Finally, the sprinkler system is fixed. Now we can actually water our lawn, which was busily dying on us. We could have watered it with a hose using city water, but there's a reason we have pressurized irrigation water here, and I hate to pay more to use city water during irrigation season, when the water is so much more affordable.
We'd been using city water on the garden--giving it almost-daily drinks with a watering can. My two planting beds along the north fence will have to be watered by hand for a while longer, as there's no drip system hooked up to them as there is in the main garden spot. But that's manageable unless we have to go out of town for too long at a time.
The tomatoes are still alive, and the instances of yellowed leaves were caused by the same issue--water. Now we're getting a handle on how much to water the plants in coconut-fiber or peat pots to keep them from drying out. I transplanted the largest tomatoes to 4-inch coconut-fiber pots, and separated out all the Carantan leeks, each into its own 3-inch peat pot. In that one little starter flat, I had nineteen leeks. I could have had twenty-one if I'd wanted to transplant the two tiniest leek seedlings, but I decided not to bother with those, since they were so much smaller than all the others.

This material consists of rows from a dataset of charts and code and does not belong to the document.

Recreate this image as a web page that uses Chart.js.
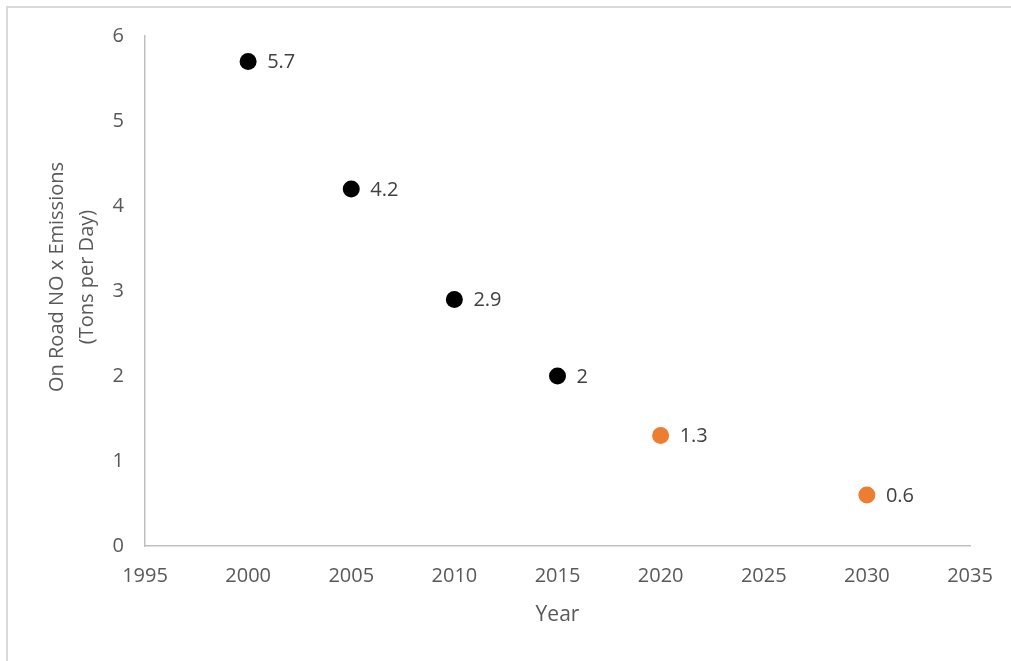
<!DOCTYPE html>
<html>
<head>
<meta charset="utf-8">
<title>On Road NOx Emissions</title>
<script src="https://cdn.jsdelivr.net/npm/chart.js@4.4.1/dist/chart.umd.min.js"></script>
<style>
  html, body { margin: 0; padding: 0; background: #fff; overflow: hidden; }
  #frame {
    position: absolute; left: 6px; top: 6px; width: 1100px; height: 700px;
    border-left: 2px solid #d9d9d9; border-top: 2px solid #d9d9d9;
  }
  #wrap { position: absolute; left: 0; top: 0; width: 1011px; height: 661px; }
</style>
</head>
<body>
<div id="frame"></div>
<div id="wrap"><canvas id="chart" width="1011" height="661"></canvas></div>
<script>
// measured years (black) and projected years (orange)
const histYears = [2000, 2005, 2010, 2015];
const histValues = [5.7, 4.2, 2.9, 2];
const projYears = [2020, 2030];
const projValues = [1.3, 0.6];

const xMin = 1995, xMax = 2035, xStep = 5;
const yMin = 0, yMax = 6, yStep = 1;

const xTitle = 'Year';
const yTitle = ['On Road NO x Emissions', '(Tons per Day)'];

const FONT = '"Open Sans", "Noto Sans", sans-serif';
const GREY = '#595959';

const toPoints = (xs, ys) => xs.map((x, i) => ({ x, y: ys[i] }));

// value labels to the right of each point + the rotated y title
const extraText = {
  id: 'extraText',
  afterDatasetsDraw(chart) {
    const ctx = chart.ctx;
    ctx.save();
    ctx.font = '20px ' + FONT;
    ctx.fillStyle = '#404040';
    ctx.textAlign = 'left';
    ctx.textBaseline = 'middle';
    chart.data.datasets.forEach((ds, di) => {
      chart.getDatasetMeta(di).data.forEach((pt, i) => {
        ctx.fillText(String(ds.data[i].y), pt.x + 19, pt.y + 1);
      });
    });
    ctx.restore();

    // y title sits a little above the plot centre, like the original
    ctx.save();
    ctx.font = '20px ' + FONT;
    ctx.fillStyle = GREY;
    ctx.textAlign = 'center';
    ctx.textBaseline = 'middle';
    ctx.translate(57, 277);
    ctx.rotate(-Math.PI / 2);
    yTitle.forEach((line, i) => ctx.fillText(line, 0, i * 30));
    ctx.restore();
  }
};

new Chart(document.getElementById('chart'), {
  type: 'scatter',
  data: {
    datasets: [
      {
        label: 'Historical',
        data: toPoints(histYears, histValues),
        backgroundColor: '#000000',
        borderWidth: 0,
        pointRadius: 8.5,
        pointHoverRadius: 8.5
      },
      {
        label: 'Projected',
        data: toPoints(projYears, projValues),
        backgroundColor: '#ed7d31',
        borderWidth: 0,
        pointRadius: 8.5,
        pointHoverRadius: 8.5
      }
    ]
  },
  options: {
    responsive: false,
    animation: false,
    events: [],
    layout: { padding: { top: 36, right: 41, left: 0, bottom: 0 } },
    plugins: { legend: { display: false }, tooltip: { enabled: false } },
    scales: {
      x: {
        type: 'linear',
        min: xMin, max: xMax,
        afterFit: s => { s.height = 115; },
        grid: { display: true, drawOnChartArea: false, drawTicks: false },
        border: { color: '#bfbfbf', width: 1.5 },
        ticks: {
          stepSize: xStep, padding: 18, color: GREY,
          font: { family: FONT, size: 20 },
          callback: v => String(v)
        },
        title: {
          display: true, text: xTitle, color: GREY,
          font: { family: FONT, size: 21 },
          padding: { top: 0, bottom: 33 }
        }
      },
      y: {
        type: 'linear',
        min: yMin, max: yMax,
        afterFit: s => { s.width = 145; },
        grid: { display: true, drawOnChartArea: false, drawTicks: false },
        border: { color: '#bfbfbf', width: 1.5 },
        ticks: {
          stepSize: yStep, padding: 21, color: GREY,
          font: { family: FONT, size: 20 },
          callback: v => String(v)
        }
      }
    }
  },
  plugins: [extraText]
});
</script>
</body>
</html>
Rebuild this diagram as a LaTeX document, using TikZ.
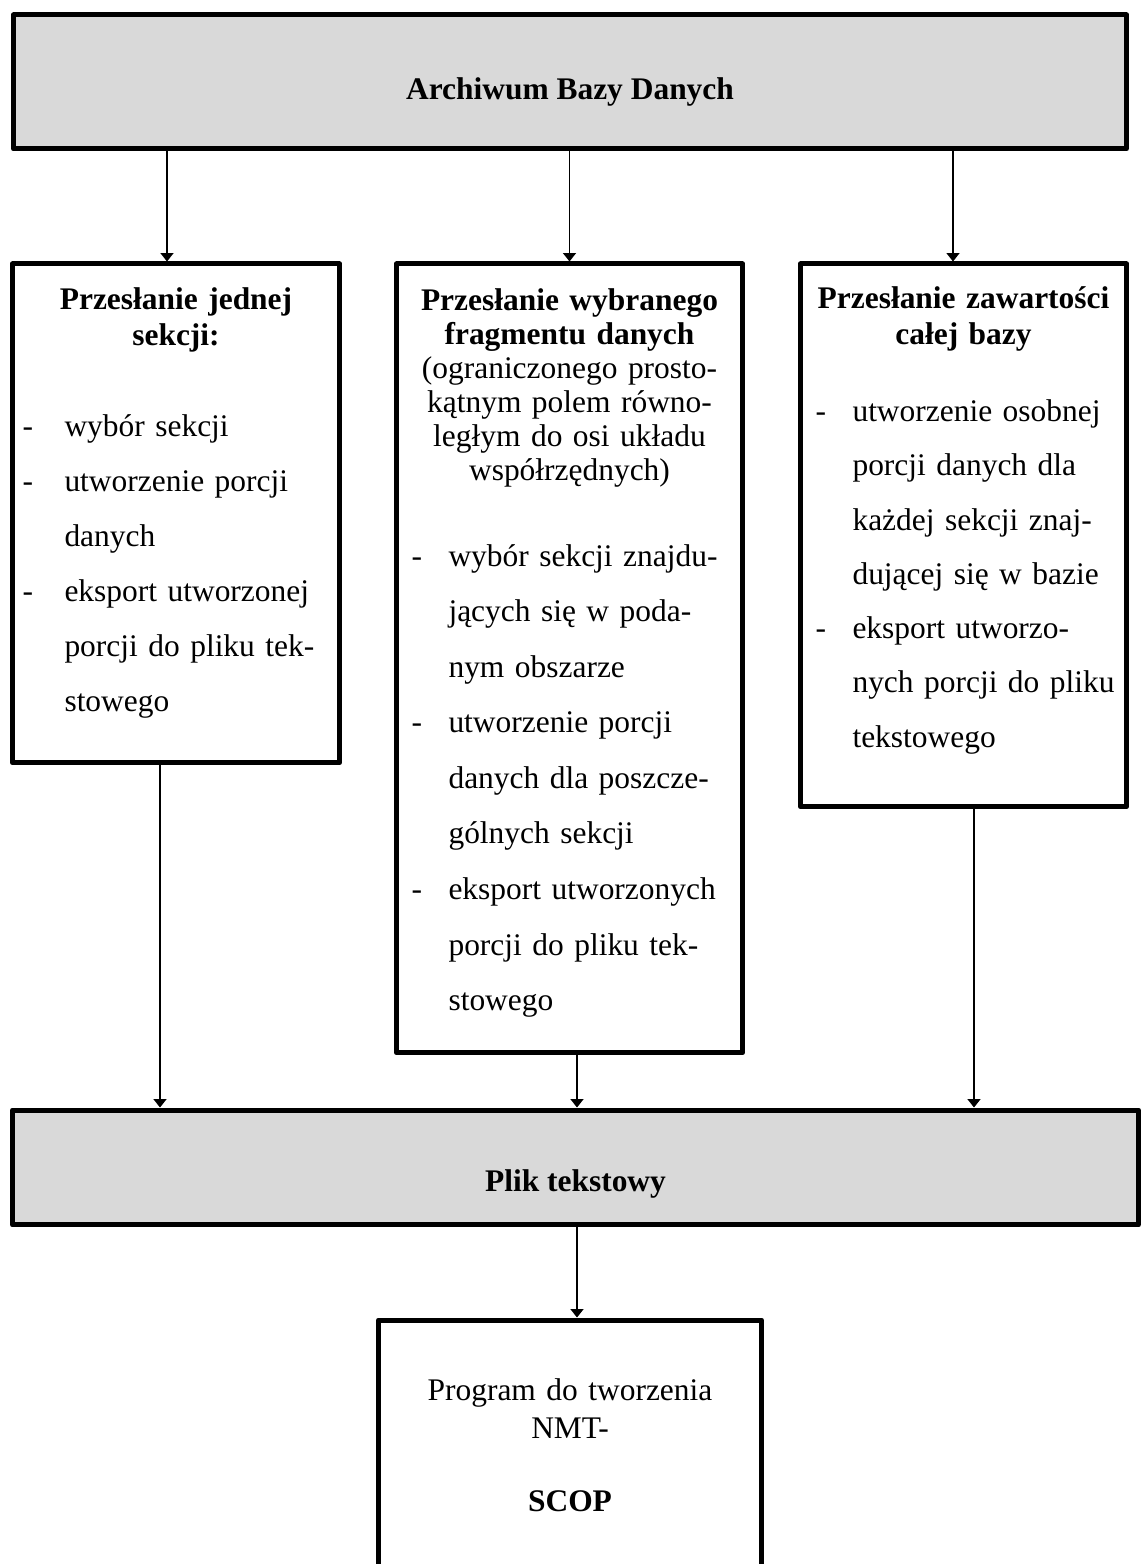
\documentclass[tikz,border=0pt]{standalone}
\usepackage{fontspec}
\setmainfont{Liberation Serif}
\usetikzlibrary{arrows.meta}
\definecolor{szary}{RGB}{217,217,217}
\newlength{\myslnik}
\setlength{\myslnik}{0.3cm}
\newcommand{\rozm}{\fontsize{17.9}{21.5}\selectfont}
\newcommand{\punkt}[1]{\par\noindent\makebox[1.04cm][l]{\hspace*{\myslnik}-}#1}
\newcommand{\dalej}[1]{\par\noindent\hspace*{1.04cm}#1}

\begin{document}
\begin{tikzpicture}[x=0.02cm, y=-0.02cm, font=\rozm, line join=round, >={Triangle[width=0.26cm,length=0.17cm]},
  ramka/.style={draw, line width=0.1cm, fill=white, inner sep=0pt, anchor=north},
  szara/.style={ramka, fill=szary},
  strz/.style={->, line width=0.95pt}]
\useasboundingbox (0,0) rectangle (1141,1564);

\node[szara, minimum width=22.26cm, text height=1.69cm, text depth=0.99cm, font=\rozm\bfseries] (archiwum) at (570,12.5) {Archiwum Bazy Danych};

\node[ramka, text width=6.54cm, text height=0.91cm, text depth=9.07cm] (jedna) at (176,261.5) {%
  \setlength{\myslnik}{0.2cm}%
  {\bfseries\baselineskip=0.72cm\relax\centering Przesłanie jednej\\sekcji:\par}
  \vspace{0.72cm}\baselineskip=1.1cm\relax
  \punkt{wybór sekcji}
  \punkt{utworzenie porcji}
  \dalej{danych}
  \punkt{eksport utworzonej}
  \dalej{porcji do pliku tek-}
  \dalej{stowego}\par};

\node[ramka, text width=6.92cm, text height=0.93cm, text depth=14.85cm] (wybrany) at (569.5,261.5) {%
  {\centering\baselineskip=0.68cm\relax
  {\bfseries Przesłanie wybranego\\fragmentu danych}\\
  (ograniczonego prosto-\\kątnym polem równo-\\ległym do osi układu\\współrzędnych)\par}
  \vspace{0.6cm}\baselineskip=1.112cm\relax
  \punkt{wybór sekcji znajdu-}
  \dalej{jących się w poda-}
  \dalej{nym obszarze}
  \punkt{utworzenie porcji}
  \dalej{danych dla poszcze-}
  \dalej{gólnych sekcji}
  \punkt{eksport utworzonych}
  \dalej{porcji do pliku tek-}
  \dalej{stowego}\par};

\node[ramka, text width=6.52cm, text height=0.89cm, text depth=9.97cm] (cala) at (963.5,261.5) {%
  {\bfseries\baselineskip=0.72cm\relax\centering Przesłanie zawartości\\całej bazy\par}
  \vspace{0.454cm}\baselineskip=1.086cm\relax
  \punkt{utworzenie osobnej}
  \dalej{porcji danych dla}
  \dalej{każdej sekcji znaj-}
  \dalej{dującej się w bazie}
  \punkt{eksport utworzo-}
  \dalej{nych porcji do pliku}
  \dalej{tekstowego}\par};

\node[szara, minimum width=22.52cm, text height=1.63cm, text depth=0.67cm, font=\rozm\bfseries] (plik) at (575.5,1107.5) {Plik tekstowy};

\node[ramka, text width=7.66cm, text height=1.61cm, text depth=4.2cm] (program) at (570,1317.5) {%
  \centering\baselineskip=0.76cm\relax
  Program do tworzenia\\NMT-\\[0.7cm]\textbf{SCOP}\par};

\foreach \n/\g/\d in {jedna/-0.18/-0.32, wybrany/0/0.15, cala/-0.21/0.21}{
  \coordinate (g\n) at ([xshift=\g cm]\n.north);
  \coordinate (d\n) at ([xshift=\d cm]\n.south);
  \draw[strz] (g\n |- archiwum.south) -- (g\n);
  \draw[strz] (d\n) -- (d\n |- plik.north);
}
\coordinate (gprogram) at ([xshift=0.14cm]program.north);
\draw[strz] (gprogram |- plik.south) -- (gprogram);
\end{tikzpicture}
\end{document}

Outside, the spinach planted last fall is getting nearly big enough to eat, we have lots of volunteer baby lambs' quarters both in and out of the garden boxes, the lettuce is coming up, and so are the more recently planted spinach and the snow pea plants. It seems that the worst frosts are behind us, but I say that with extreme caution. At least the apple tree waited until a couple of days after the most recent freeze to blossom out. Maybe we'll get more than seven or eight apples this year.